O relator da CPI, senador Renan Calheiros questionou se houve a participação direta de Bolsonaro nas tratativas e Ernesto Araújo confirmou que “sim”.

Responsabilidades do Ministério da Saúde
O ex-chanceler disse aos senadores que foi do Ministério da Saúde a decisão de optar pela quantidade mínima de doses no consórcio Covax Facility. O acordo do governo brasileiro com o consórcio prevê 42 milhões de doses – o que atende 10% da população, considerando as duas doses.

No entanto, havia a opção de aderir ao contrato garantindo doses para 50% da população. “Essa decisão não foi minha. Foi do Ministério da Saúde, dentro da sua estratégia de vacinação”, afirmou.

O senador Humberto Costa destacou o fato de o ex-ministro da Saúde Eduardo Pazuello, próximo convocado da CPI, ter muito a explicar aos senadores em seu depoimento.

“O grande responsável por tudo se chama [Eduardo] Pazuello. Ninguém fez nada nesse governo. Foi o Pazuello. Foi o ministro da Saúde, foi o ministro da Saúde. Amanhã ele precisa responder. E vai ser difícil olhar para o Pazuello e não enxergar o presidente Bolsonaro ali sentado. Tudo que ele fez, ele deixou claro que ‘um manda, o outro obedece’. Então, se não comprou 30% ou 50% [de vacinas] do Covax Facility, Bolsonaro. Se criou problema na relação com a China, Bolsonaro. É isso que vamos ter que escrever no nosso relatório”, enfatizou o senador.

Carta da Pfizer
O ex-chanceler Ernesto Araújo afirmou aos senadores que tinha conhecimento da carta enviada ao governo brasileiro em setembro do ano passado pela Pfizer sobre a proposta de venda de vacinas ao Ministério da Saúde e que estava sem resposta por parte do Brasil.

Ernesto explicou aos senadores que, dois dias após o recebimento da correspondência, em 14 de setembro, foi informado sobre o documento pelo embaixador do Brasil para os Estados Unidos. Araújo não soube explicar os motivos que levaram o governo Bolsonaro a deixar a correspondência da farmacêutica sem resposta por dois meses.

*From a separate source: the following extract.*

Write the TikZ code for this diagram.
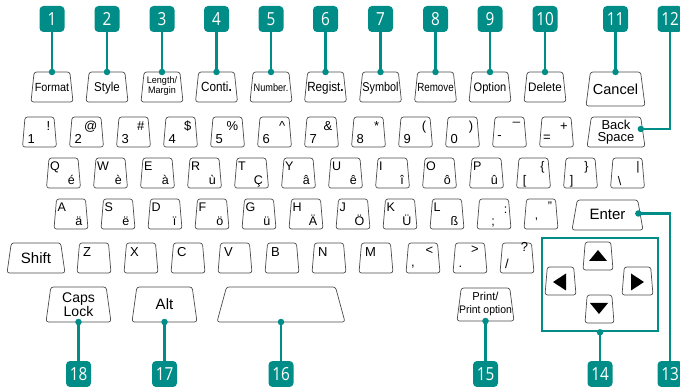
\documentclass[tikz,border=0pt]{standalone}
\usepackage{fontspec}
\usepackage{graphicx}
\setmainfont{Liberation Sans}
\newfontfamily\badgefont[FakeStretch=0.85]{Open Sans}
\usetikzlibrary{shapes.geometric}
\definecolor{brandteal}{RGB}{0,141,136}
\definecolor{keyline}{RGB}{75,75,75}
\newcommand\rowfont{\fontsize{12}{12}\selectfont}
\tikzset{
  kb/.style={trapezium, trapezium left angle=85, trapezium right angle=85,
    trapezium stretches=true, draw=keyline, line width=0.7pt, rounded corners=2.5pt,
    inner sep=1pt, outer sep=0pt, fill=white},
  badge/.style={fill=brandteal, rounded corners=4pt, minimum width=25pt, minimum height=26pt,
    inner sep=0pt, text=white, font=\badgefont\fontsize{18}{18}\selectfont},
  conn/.style={draw=brandteal, line width=2.6pt},
  dot/.style={circle, fill=brandteal, minimum size=6.5pt, inner sep=0pt},
  cl/.style={inner sep=0pt, font=\rowfont},
  bl/.style={inner sep=0pt, anchor=base},
  abox/.style={draw=brandteal, line width=2.6pt, inner sep=0pt},
}
% function key: name, x, size, xscale, text
\newcommand\FK[5]{%
  \node[kb,minimum width=42,minimum height=30] (#1) at (#2,87) {};
  \node[bl,font=\fontsize{#3}{#3}\selectfont] (#1-t) at ([yshift=-5pt]#1.center) {\scalebox{#4}[1]{#5}};}
% number key: name, x, low, high
\newcommand\NK[4]{%
  \node[kb,minimum width=34,minimum height=30] (#1) at (#2,132) {};
  \node[cl,anchor=base west] (#1-a) at ([shift={(-12,12)}]#1.center) {#3};
  \node[cl,anchor=base east] (#1-b) at ([shift={(11,-1)}]#1.center) {#4};}
% letter key with accent: name, x, cy, top, bottom
\newcommand\LK[5]{%
  \node[kb,minimum width=34,minimum height=30] (#1) at (#2,#3) {};
  \node[cl,anchor=base west] (#1-a) at ([shift={(-13.5,-2.5)}]#1.center) {#4};
  \node[cl,anchor=base east] (#1-b) at ([shift={(11.5,11.5)}]#1.center) {#5};}
% plain letter key (row 5): name, x, letter
\newcommand\ZK[3]{%
  \node[kb,minimum width=34,minimum height=30] (#1) at (#2,258) {};
  \node[cl,anchor=base west] (#1-a) at ([shift={(-11,-1)}]#1.center) {#3};}
% symbol key: name, x, cy, t1, dx1, dy1, t2, dx2, dy2
\newcommand\SK[9]{%
  \node[kb,minimum width=34,minimum height=30] (#1) at (#2,#3) {};
  \node[cl,anchor=base] (#1-a) at ([shift={(#5,#6)}]#1.center) {#4};
  \node[cl,anchor=base] (#1-b) at ([shift={(#8,#9)}]#1.center) {#7};}

\begin{document}
\begin{tikzpicture}[x=1pt,y=-1pt]
\useasboundingbox (0,0) rectangle (680,387);
\clip (0,0) rectangle (680,387);
\coordinate (ytop) at (0,19);
\coordinate (ybot) at (0,374);

% ---------- function row ----------
\FK{fmt}{52}{11.8}{0.92}{Format}
\FK{sty}{107}{12.8}{0.9}{Style}
\node[kb,minimum width=42,minimum height=30] (len) at (162,87) {};
\node[inner sep=0pt,align=center,font=\fontsize{9.5}{10}\selectfont] (len-t) at ([yshift=0.5pt]len.center)
  {\scalebox{0.95}[1]{Length/}\\\scalebox{0.95}[1]{Margin}};
\FK{con}{216.5}{13.3}{0.88}{Conti\textbf{.}}
\FK{num}{271}{10.8}{0.85}{Number.}
\FK{reg}{325.5}{13.3}{0.88}{Regist\textbf{.}}
\FK{sym}{380.5}{12.8}{0.85}{Symbol}
\FK{rem}{435.5}{11.8}{0.83}{Remove}
\FK{opt}{490}{12.3}{0.9}{Option}
\FK{del}{545}{12.3}{0.95}{Delete}
\node[kb,minimum width=59,minimum height=34] (can) at (615.5,89) {};
\node[bl,font=\fontsize{14.5}{14.5}\selectfont] (can-t) at ([yshift=-6pt]can.center) {Cancel};

% ---------- number row ----------
\renewcommand\rowfont{\fontsize{13}{13}\selectfont}
\NK{n1}{39.5}{1}{!}
\NK{n2}{86.5}{2}{@}
\NK{n3}{133.5}{3}{\#}
\NK{n4}{180.5}{4}{\$}
\NK{n5}{227.5}{5}{\%}
\NK{n6}{274.5}{6}{\textasciicircum}
\NK{n7}{321.5}{7}{\&}
\NK{n8}{368.5}{8}{*}
\NK{n9}{415.5}{9}{(}
\NK{n0}{462.5}{0}{)}
\SK{nmin}{509.5}{132}{-}{-10}{8}{\_}{7}{-11}
\SK{neq}{556.5}{132}{=}{-9.5}{10}{+}{7.5}{-1.5}
\node[kb,minimum width=58,minimum height=30] (bsp) at (616,132) {};
\node[bl,font=\fontsize{13}{13}\selectfont] (bsp-a) at ([yshift=2pt]bsp.center) {Back};
\node[bl,font=\fontsize{13}{13}\selectfont] (bsp-b) at ([yshift=-9.7pt]bsp.center) {Space};

% ---------- QWERTY row ----------
\renewcommand\rowfont{\fontsize{12.5}{12.5}\selectfont}
\LK{q}{63.5}{173}{Q}{é}
\LK{w}{110.5}{173}{W}{è}
\LK{e}{157.5}{173}{E}{à}
\LK{r}{204.5}{173}{R}{ù}
\LK{t}{251.5}{173}{T}{Ç}
\LK{y}{298.5}{173}{Y}{â}
\LK{u}{345.5}{173}{U}{ê}
\LK{i}{392.5}{173}{I}{î}
\LK{o}{439.5}{173}{O}{ô}
\LK{p}{486.5}{173}{P}{û}
\SK{lbr}{533.5}{173}{[}{-9}{11.5}{\{}{9}{-2.5}
\SK{rbr}{580.5}{173}{]}{-9}{11.5}{\}}{6}{-2.5}
\SK{bsl}{627.5}{173}{\textbackslash}{-8}{12.5}{|}{10.5}{-2.5}

% ---------- ASDF row ----------
\LK{a}{71}{214}{A}{ä}
\LK{s}{118}{214}{S}{ë}
\LK{d}{165}{214}{D}{ï}
\LK{f}{212}{214}{F}{ö}
\LK{g}{259}{214}{G}{ü}
\LK{h}{306}{214}{H}{Ä}
\LK{j}{353}{214}{J}{Ö}
\LK{k}{400}{214}{K}{Ü}
\LK{l}{447}{214}{L}{ß}
\SK{semi}{494}{214}{;}{-1}{12}{:}{11.5}{0}
\SK{quo}{541}{214}{\symbol{"0027}}{-4.5}{13}{”}{9}{-3.5}
\node[kb,minimum width=71,minimum height=30] (ent) at (607.5,215) {};
\node[bl,font=\fontsize{15}{15}\selectfont] (ent-t) at ([yshift=-5pt]ent.center) {Enter};

% ---------- ZXCV row ----------
\renewcommand\rowfont{\fontsize{13}{13}\selectfont}
\node[kb,minimum width=58,minimum height=30] (shf) at (36,258) {};
\node[bl,font=\fontsize{15}{15}\selectfont] (shf-t) at ([yshift=-6pt]shf.center) {Shift};
\ZK{z}{94}{Z}
\ZK{x}{141}{X}
\ZK{c}{188}{C}
\ZK{v}{235}{V}
\ZK{b}{282}{B}
\ZK{n}{329}{N}
\ZK{m}{376}{M}
\SK{com}{423}{258}{,}{-10}{9}{<}{6.5}{-3}
\SK{per}{470}{258}{.}{-9.5}{10}{>}{5}{-4}
\SK{sla}{517}{258}{/}{-10}{11}{?}{7.5}{-6}

% ---------- bottom row ----------
\node[kb,minimum width=65,minimum height=35] (cap) at (78.5,304.5) {};
\node[bl,font=\fontsize{14}{14}\selectfont] (cap-a) at ([yshift=1.5pt]cap.center) {Caps};
\node[bl,font=\fontsize{14}{14}\selectfont] (cap-b) at ([yshift=-11.8pt]cap.center) {Lock};
\node[kb,minimum width=65,minimum height=35] (alt) at (164.5,304.5) {};
\node[bl,font=\fontsize{15}{15}\selectfont] (alt-t) at ([yshift=-5.5pt]alt.center) {Alt};
\node[kb,minimum width=128,minimum height=35] (spc) at (281,304.5) {};
\node[kb,minimum width=57,minimum height=33] (prt) at (485.5,304.5) {};
\node[bl,font=\fontsize{11.5}{11.5}\selectfont] (prt-a) at ([yshift=3.5pt]prt.center) {\scalebox{0.97}[1]{Print/}};
\node[bl,font=\fontsize{11}{11}\selectfont] (prt-b) at ([yshift=-8.5pt]prt.center) {\scalebox{0.95}[1]{Print option}};

% ---------- arrow block ----------
\node[abox,minimum width=116,minimum height=93] (abx) at (600,284.5) {};
\node[kb,minimum width=30,minimum height=28] (kup) at (598,256) {};
\node[kb,minimum width=31,minimum height=28] (klt) at (560.5,281) {};
\node[kb,minimum width=31,minimum height=28] (krt) at (637.5,281) {};
\node[kb,minimum width=29,minimum height=28] (kdn) at (599.5,309) {};
\fill (598,250) -- (607,261) -- (589,261) -- cycle;
\fill (553,282) -- (566,273.5) -- (566,290.5) -- cycle;
\fill (644,282) -- (631,273.5) -- (631,290.5) -- cycle;
\fill (599,314) -- (608,303) -- (590,303) -- cycle;

% ---------- badges ----------
\node[badge] (b1) at (fmt |- ytop) {1};
\node[badge] (b2) at (sty |- ytop) {2};
\node[badge] (b3) at (len |- ytop) {3};
\node[badge] (b4) at (con |- ytop) {4};
\node[badge] (b5) at (num |- ytop) {5};
\node[badge] (b6) at (reg |- ytop) {6};
\node[badge] (b7) at (sym |- ytop) {7};
\node[badge] (b8) at (rem |- ytop) {8};
\node[badge] (b9) at (opt |- ytop) {9};
\node[badge] (b10) at (del |- ytop) {10};
\node[badge] (b11) at (can |- ytop) {11};
\node[badge] (b12) at (670,19) {12};
\node[badge] (b13) at (670,374) {13};
\node[badge] (b14) at (abx |- ybot) {14};
\node[badge] (b15) at (prt |- ybot) {15};
\node[badge] (b16) at (spc |- ybot) {16};
\node[badge] (b17) at (alt |- ybot) {17};
\node[badge] (b18) at (cap |- ybot) {18};

% ---------- connectors ----------
\foreach \b/\k in {b1/fmt,b2/sty,b3/len,b4/con,b5/num,b6/reg,b7/sym,b8/rem,b9/opt,b10/del,b11/can}{
  \draw[conn] (\b.south) -- (\k.north);
  \node[dot] (d-\b) at (\k.north) {};
}
\foreach \b/\k in {b14/abx,b15/prt,b16/spc,b17/alt,b18/cap}{
  \draw[conn] (\b.north) -- (\k.south);
  \node[dot] (d-\b) at (\k.south) {};
}
\draw[conn] ([xshift=-2pt,yshift=3pt]bsp.east) -| (b12.south);
\node[dot] (d-b12) at ([xshift=-2pt,yshift=3pt]bsp.east) {};
\draw[conn] ([xshift=-2pt,yshift=1.5pt]ent.east) -| (b13.north);
\node[dot] (d-b13) at ([xshift=-2pt,yshift=1.5pt]ent.east) {};
\end{tikzpicture}
\end{document}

“O Brasil está de cabeça para baixo. Estamos discutindo uma carta que comprova que durante meses o governo não teve iniciativa, competência para comprar milhões de doses de vacinas que foram oferecidas ao Brasil. Não é uma discussão de carta ou cloroquina. Quantas vidas teriam sido salvas se tivéssemos começado a vacinação em dezembro? É isso que está em discussão”, questionou Humberto.

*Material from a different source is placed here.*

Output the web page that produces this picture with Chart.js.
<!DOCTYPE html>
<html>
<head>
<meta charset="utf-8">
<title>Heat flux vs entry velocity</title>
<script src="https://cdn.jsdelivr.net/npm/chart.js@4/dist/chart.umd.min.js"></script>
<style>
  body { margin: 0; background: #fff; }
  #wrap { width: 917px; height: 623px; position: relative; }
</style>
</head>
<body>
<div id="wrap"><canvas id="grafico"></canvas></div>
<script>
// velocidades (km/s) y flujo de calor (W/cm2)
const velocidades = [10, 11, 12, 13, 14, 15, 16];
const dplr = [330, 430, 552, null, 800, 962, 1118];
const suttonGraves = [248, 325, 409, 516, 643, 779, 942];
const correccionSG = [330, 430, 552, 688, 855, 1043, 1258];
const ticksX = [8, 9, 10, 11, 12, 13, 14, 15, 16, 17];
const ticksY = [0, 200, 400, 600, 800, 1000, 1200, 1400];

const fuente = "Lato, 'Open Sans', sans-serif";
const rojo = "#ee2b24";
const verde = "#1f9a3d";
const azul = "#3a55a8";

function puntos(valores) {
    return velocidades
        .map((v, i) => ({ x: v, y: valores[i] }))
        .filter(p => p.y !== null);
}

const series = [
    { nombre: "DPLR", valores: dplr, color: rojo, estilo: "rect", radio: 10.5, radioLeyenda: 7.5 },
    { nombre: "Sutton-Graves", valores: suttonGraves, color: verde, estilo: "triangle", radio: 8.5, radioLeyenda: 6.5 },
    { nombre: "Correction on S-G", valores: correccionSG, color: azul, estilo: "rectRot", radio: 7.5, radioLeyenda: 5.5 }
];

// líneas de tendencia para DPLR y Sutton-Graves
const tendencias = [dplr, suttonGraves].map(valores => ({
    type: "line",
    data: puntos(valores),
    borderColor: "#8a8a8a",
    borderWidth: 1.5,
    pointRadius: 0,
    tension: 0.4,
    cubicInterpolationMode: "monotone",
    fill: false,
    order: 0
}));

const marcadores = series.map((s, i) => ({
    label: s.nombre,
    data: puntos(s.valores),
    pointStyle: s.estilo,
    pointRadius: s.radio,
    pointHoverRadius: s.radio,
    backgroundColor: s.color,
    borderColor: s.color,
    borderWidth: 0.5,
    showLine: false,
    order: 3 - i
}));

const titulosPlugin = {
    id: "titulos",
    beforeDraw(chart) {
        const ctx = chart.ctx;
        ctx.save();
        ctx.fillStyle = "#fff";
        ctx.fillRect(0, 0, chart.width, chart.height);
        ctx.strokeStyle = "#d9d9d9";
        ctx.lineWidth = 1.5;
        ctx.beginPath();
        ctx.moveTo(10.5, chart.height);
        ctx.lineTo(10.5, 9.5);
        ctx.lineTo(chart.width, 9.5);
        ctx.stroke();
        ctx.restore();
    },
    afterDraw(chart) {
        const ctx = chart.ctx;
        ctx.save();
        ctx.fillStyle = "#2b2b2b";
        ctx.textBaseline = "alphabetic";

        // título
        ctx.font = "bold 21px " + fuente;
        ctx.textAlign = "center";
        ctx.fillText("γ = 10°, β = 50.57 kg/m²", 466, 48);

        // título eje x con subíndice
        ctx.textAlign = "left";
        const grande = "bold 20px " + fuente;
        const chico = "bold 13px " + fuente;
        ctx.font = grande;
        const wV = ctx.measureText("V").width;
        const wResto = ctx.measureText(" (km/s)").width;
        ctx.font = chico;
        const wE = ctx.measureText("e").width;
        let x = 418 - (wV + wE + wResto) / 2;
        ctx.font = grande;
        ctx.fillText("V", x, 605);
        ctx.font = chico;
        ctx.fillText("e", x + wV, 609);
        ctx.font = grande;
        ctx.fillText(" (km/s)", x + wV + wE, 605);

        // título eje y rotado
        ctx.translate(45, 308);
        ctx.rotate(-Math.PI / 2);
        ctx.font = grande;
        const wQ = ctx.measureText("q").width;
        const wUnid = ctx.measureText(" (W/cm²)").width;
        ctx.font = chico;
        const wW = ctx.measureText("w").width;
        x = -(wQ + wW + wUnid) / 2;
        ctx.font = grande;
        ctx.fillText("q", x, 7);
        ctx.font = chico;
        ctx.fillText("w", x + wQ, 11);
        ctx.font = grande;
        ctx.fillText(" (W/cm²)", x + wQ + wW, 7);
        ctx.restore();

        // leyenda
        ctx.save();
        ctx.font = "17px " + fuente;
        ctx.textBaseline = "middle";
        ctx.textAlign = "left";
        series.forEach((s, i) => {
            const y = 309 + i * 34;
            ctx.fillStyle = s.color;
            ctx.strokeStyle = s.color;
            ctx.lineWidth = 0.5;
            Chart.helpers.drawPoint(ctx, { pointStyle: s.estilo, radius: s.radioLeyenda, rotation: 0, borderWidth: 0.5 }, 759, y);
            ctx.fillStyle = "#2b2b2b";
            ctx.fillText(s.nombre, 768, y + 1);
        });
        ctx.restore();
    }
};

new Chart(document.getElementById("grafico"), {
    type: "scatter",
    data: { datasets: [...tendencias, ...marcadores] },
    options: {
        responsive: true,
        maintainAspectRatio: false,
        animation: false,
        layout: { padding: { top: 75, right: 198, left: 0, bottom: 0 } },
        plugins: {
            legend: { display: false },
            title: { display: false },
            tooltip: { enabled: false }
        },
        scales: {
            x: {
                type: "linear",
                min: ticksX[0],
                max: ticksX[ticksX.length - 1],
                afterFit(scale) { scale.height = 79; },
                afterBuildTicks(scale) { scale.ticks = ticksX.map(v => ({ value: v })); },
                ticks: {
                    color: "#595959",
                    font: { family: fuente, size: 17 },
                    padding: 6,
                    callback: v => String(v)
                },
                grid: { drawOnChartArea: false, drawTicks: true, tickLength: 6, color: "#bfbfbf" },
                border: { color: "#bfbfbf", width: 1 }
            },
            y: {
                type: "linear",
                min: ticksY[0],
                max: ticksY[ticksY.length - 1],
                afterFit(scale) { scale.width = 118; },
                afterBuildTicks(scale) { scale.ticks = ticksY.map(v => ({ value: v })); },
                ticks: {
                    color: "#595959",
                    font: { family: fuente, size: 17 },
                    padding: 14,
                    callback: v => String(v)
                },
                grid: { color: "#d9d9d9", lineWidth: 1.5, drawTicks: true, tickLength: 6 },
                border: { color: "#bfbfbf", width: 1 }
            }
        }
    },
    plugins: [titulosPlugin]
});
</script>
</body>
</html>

O senador ainda classificou como “obscuro” o negócio da compra da vacina da farmacêutica Pfizer ser conduzida no Brasil pelo ex-secretário especial de comunicação da Presidência, Fabio Wajngarten, em detrimento da “expertise” do Ministério da Saúde e da colaboração que o Ministério das Relações Exteriores poderia dar nas tratativas de acordos internacionais.

“O Ministério da Saúde tem uma expertise histórica na compra de medicamentos, vacinas, montagem de programas com compras internacionais. O secretário de comunicação do governo que recebe autorização do presidente para negociar um contrato bilionário de vacinas. Ele [Ernesto] foi nos Estados Unidos receber 2 milhões de comprimidos de cloroquina que os norte-americanos estavam desovando, mas não foi capaz de participar dessa negociação da Pfizer. Esse negócio é muito obscuro”, criticou o senador.

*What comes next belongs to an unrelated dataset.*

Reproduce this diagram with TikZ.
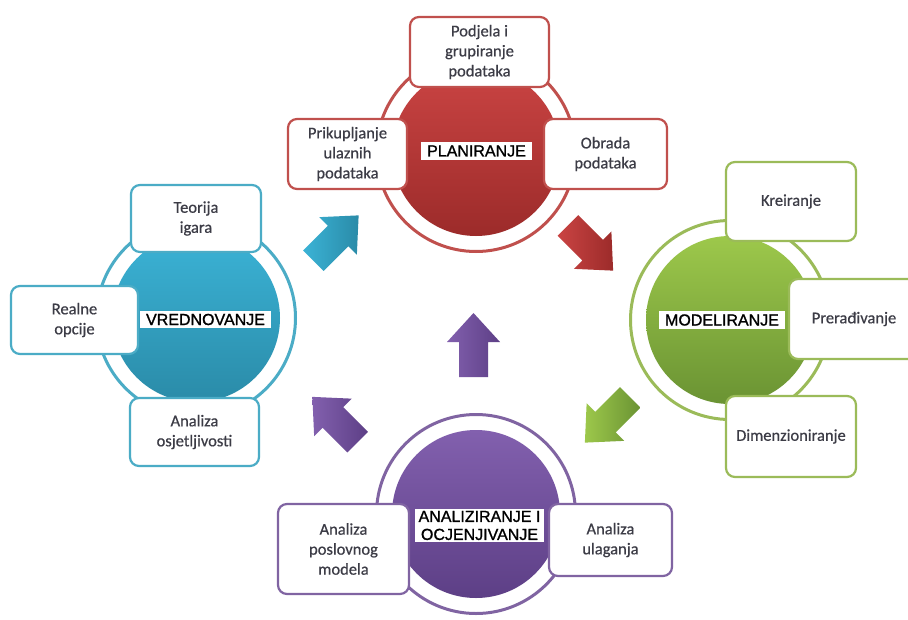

O gerente-geral da Pfizer para a América Latina, Carlos Murillo, afirmou aos senadores em depoimento à CPI da Covid na última quinta (13) que as primeiras reuniões com o governo brasileiro para discussão sobre a aquisição do imunizante produzido pela empresa começaram ainda no mês de maio de 2020. À época, Murillo era representante da Pfizer no Brasil.

A partir de maio, o governo Bolsonaro recebeu ao menos cinco outros contatos da Pfizer com outras ofertas de vacinas. Pelo menos três das propostas apresentadas ao governo brasileiro previam 70 milhões de doses, com entrega a partir de dezembro de 2020, com 1,5 milhão de doses. Murillo, na oportunidade, afirmou que o Brasil não rejeitou, mas também não aceitou comprar a vacina.